To everyone’s astonishment (including Eliza’s), Higgins’ insane lessons actually work. So elated is Higgins that he decides to present her Eliza to that haven of English high society: the Ascot horse races. Higgins realises he may have jumped the gun when Eliza betrays her Cockney roots by urging Dover, a horse, to, well, speed up. (Eliza uses a slightly more colourful phrase that causes a fainting fit amongst the surrounding posh ladies.) Eventually, however, Eliza’s speech is moulded sufficiently enough for her to waltz her way across an embassy ball. She is furious that Higgins hoards all the credit later post-ball that night. As revenge, she packs her things and walks out (without informing the long-suffering housekeeper that the boss wants coffee instead of tea the following morning.) The next day, a tea-laden Higgins is simultaneously fuming over the coffee and also bewildered about what could have possessed Eliza to vanish.
“Mrs Pearce,” he says to his housekeeper. “You’re a woman. Tell me – why can’t a woman be more like a man?”
Higgins never does get his answer, but he manages to track Eliza down for one final showdown. Here he finally understands that Eliza is more than just his personal project, and finally realises her value in his life. (Hint: he now understands Eliza is more than just a messenger for his housekeeper and the finder of his slippers.) For her part, Eliza realises her self-worth and returns to and returns to Higgins, warts and all.

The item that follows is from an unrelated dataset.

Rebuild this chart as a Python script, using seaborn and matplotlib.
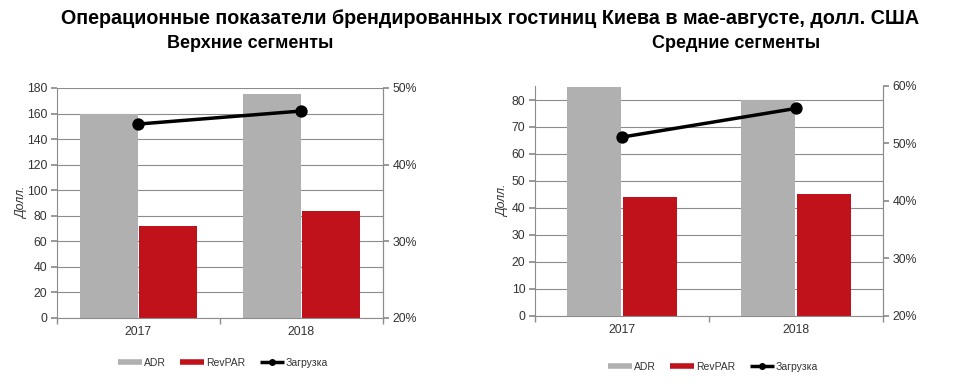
import matplotlib
matplotlib.use("Agg")
import matplotlib.pyplot as plt
from matplotlib.lines import Line2D
from matplotlib.ticker import FixedLocator
import seaborn as sns
import pandas as pd

# Data
years = ["2017", "2018"]
series = ["ADR", "RevPAR"]
upper_adr = [160, 175]
upper_revpar = [72, 84]
upper_occ = [45.3, 47.0]
mid_adr = [85, 80]
mid_revpar = [44, 45]
mid_occ = [51.1, 56.1]

title = "Операционные показатели брендированных гостиниц Киева в мае-августе, долл. США"
subtitles = ["Верхние сегменты", "Средние сегменты"]
ylabel = "Долл."
legend_labels = ["ADR", "RevPAR", "Загрузка"]

GRAY = "#b0b0b0"
RED = "#c0121b"
AXC = "#8c8c8c"
TXT = "#333333"

sns.set_theme(style="white")
plt.rcParams["font.family"] = ["Liberation Sans", "DejaVu Sans"]
plt.rcParams["text.color"] = "black"

fig = plt.figure(figsize=(9.54, 3.86), dpi=100)

panels = [
    dict(rect=[57 / 954, 1 - 318 / 386, 326 / 954, 230 / 386],
         adr=upper_adr, rev=upper_revpar, occ=upper_occ,
         ylim=(0, 180), yticks=range(0, 181, 20),
         y2lim=(20, 50), y2ticks=[20, 30, 40, 50], width=0.73,
         sub_x=250, leg=(223, 362.5), ylab_x=22),
    dict(rect=[535 / 954, 1 - 315.7 / 386, 348 / 954, 229.7 / 386],
         adr=mid_adr, rev=mid_revpar, occ=mid_occ,
         ylim=(0, 85.2), yticks=range(0, 81, 10),
         y2lim=(20, 60), y2ticks=[20, 30, 40, 50, 60], width=0.64,
         sub_x=736, leg=(713, 367), ylab_x=503),
]

for i, p in enumerate(panels):
    ax = fig.add_axes(p["rect"])
    df = pd.DataFrame({
        "year": years * 2,
        "series": [series[0]] * 2 + [series[1]] * 2,
        "value": p["adr"] + p["rev"],
    })
    sns.barplot(data=df, x="year", y="value", hue="series", ax=ax,
                palette=[GRAY, RED], width=p["width"], gap=0.03,
                saturation=1, legend=False, linewidth=0, zorder=2)
    ax.set_ylim(*p["ylim"])
    ax.set_xlim(-0.5, 1.5)
    ax.set_yticks(list(p["yticks"]))
    ax.yaxis.grid(True, color=AXC, linewidth=0.8, zorder=0)
    ax.set_axisbelow(True)
    ax.set_xlabel("")
    ax.set_ylabel("")
    for s in ["left", "bottom", "right"]:
        ax.spines[s].set_color(AXC)
        ax.spines[s].set_linewidth(0.8)
    ax.spines["top"].set_visible(False)
    ax.tick_params(axis="y", direction="out", length=4, color=AXC,
                   labelsize=8.8, labelcolor=TXT, left=True, pad=3)
    ax.tick_params(axis="x", which="major", length=0, labelsize=8.8,
                   labelcolor=TXT, pad=6)
    ax.xaxis.set_minor_locator(FixedLocator([-0.5, 0.5, 1.5]))
    ax.tick_params(axis="x", which="minor", direction="out", length=4,
                   color=AXC, bottom=True)
    fig.text(p["ylab_x"] / 954, p["rect"][1] + p["rect"][3] / 2, ylabel,
             rotation=90, ha="center", va="center", fontsize=8.8,
             style="italic", color=TXT)

    ax2 = ax.twinx()
    sns.pointplot(x=years, y=p["occ"], ax=ax2, color="black",
                  markers="o", markersize=7, linewidth=2.5)
    ax2.set_xlim(-0.5, 1.5)
    ax2.set_ylim(*p["y2lim"])
    ax2.set_yticks(p["y2ticks"])
    ax2.set_yticklabels([f"{t}%" for t in p["y2ticks"]])
    ax2.set_ylabel("")
    ax2.grid(False)
    for s in ["left", "bottom", "top"]:
        ax2.spines[s].set_visible(False)
    ax2.spines["right"].set_color(AXC)
    ax2.spines["right"].set_linewidth(0.8)
    ax2.tick_params(axis="y", direction="out", length=4, color=AXC,
                    labelsize=8.8, labelcolor=TXT, right=True, pad=3)

    handles = [
        Line2D([], [], color=GRAY, linewidth=4, solid_capstyle="butt"),
        Line2D([], [], color=RED, linewidth=4, solid_capstyle="butt"),
        Line2D([], [], color="black", linewidth=2.5, marker="o",
               markersize=4, solid_capstyle="butt"),
    ]
    fig.legend(handles, legend_labels, loc="center",
               bbox_to_anchor=(p["leg"][0] / 954, 1 - p["leg"][1] / 386),
               ncol=3, frameon=False, fontsize=7.5, handlelength=2.3,
               handletextpad=0.2, columnspacing=1.4, labelcolor=TXT)

    fig.text(p["sub_x"] / 954, 1 - 43 / 386, subtitles[i],
             ha="center", va="center", fontsize=13, fontweight="bold")

fig.text(490 / 954, 1 - 19 / 386, title, ha="center", va="center",
         fontsize=14.2, fontweight="bold")

fig.savefig("out.png", dpi=100)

The subtle takeaways to cherish forever
As far as musicals go, My Fair Lady is the one that gets overlooked. In a world containing the gang violence of West Side Story, the escapism magic of Mary Poppins and the nazi threat of The Sound of Music, My Fair Lady – where the main ‘villain’ is class snobbery – is the tale that gets short shrift. Matters are not helped by its nearly three-hour run time.
Stephen King once famously said, “It is the tale, not he who tells it.” However, this could be because King has a penchant for finding subject matters that speak for themselves like murderous clowns (It) or little girls who can start fires (Firestarter) or writers who descend into madness (The Shining), in which case the tale itself is sufficient. But a commentary on upper-class snobbery? That is a tale that requires consummate skill to tell. As bored literature students who have suffered through Pygmalion will be able to attest, it is most certainly not the tale, but he who tells it. To properly sell this tale, what you really need to be able to sell such a tale is a soundtrack for the ages, a costume department that is a fashion designer’s dream, and a face that can launch a thousand ships.
In casting Hepburn, producer Jack Warner was acutely aware of the launch-a-thousand-ships angle, and ruthlessly cast aside Julie Andrews, who had played Eliza to perfection in the Broadway play. As Mary Poppins trivia fans know, Warner’s calculated decision indirectly led to Andrews’ 1964 Best Actress Oscar for her role in Mary Poppins. Meanwhile, Hepburn – a non-singer whose vocals were dubbed by Marni Nixon, Hollywood’s go-to ghost singer of the sixties – didn’t even get a nomination. Hepburn did record her own vocals for every My Fair Lady song, but as musical director of the film, Andre Previn, later revealed, the fruitless promise of her own recordings was dangled before her just so she would take the part. It was an underhanded move that stayed with Hepburn lifelong, and she vowed never to take part in a musical again.
However, we My Fair Lady devotees care little about operatic vocals, because sixty years down the line, we know that no one could have portrayed that rags-to-riches transformation better than Hepburn. As for My Fair Lady’s other lessons? We now know that the rain in Spain stays mainly in the plain. We absorbed that one does not bellow encouragement (of any kind) to horses named Dover at Ascot. And most of all, we learned the glorious phrase ‘crooning like a bilious pigeon’, and will keep it tucked away in our arsenal, ready to whip out when the occasion arises.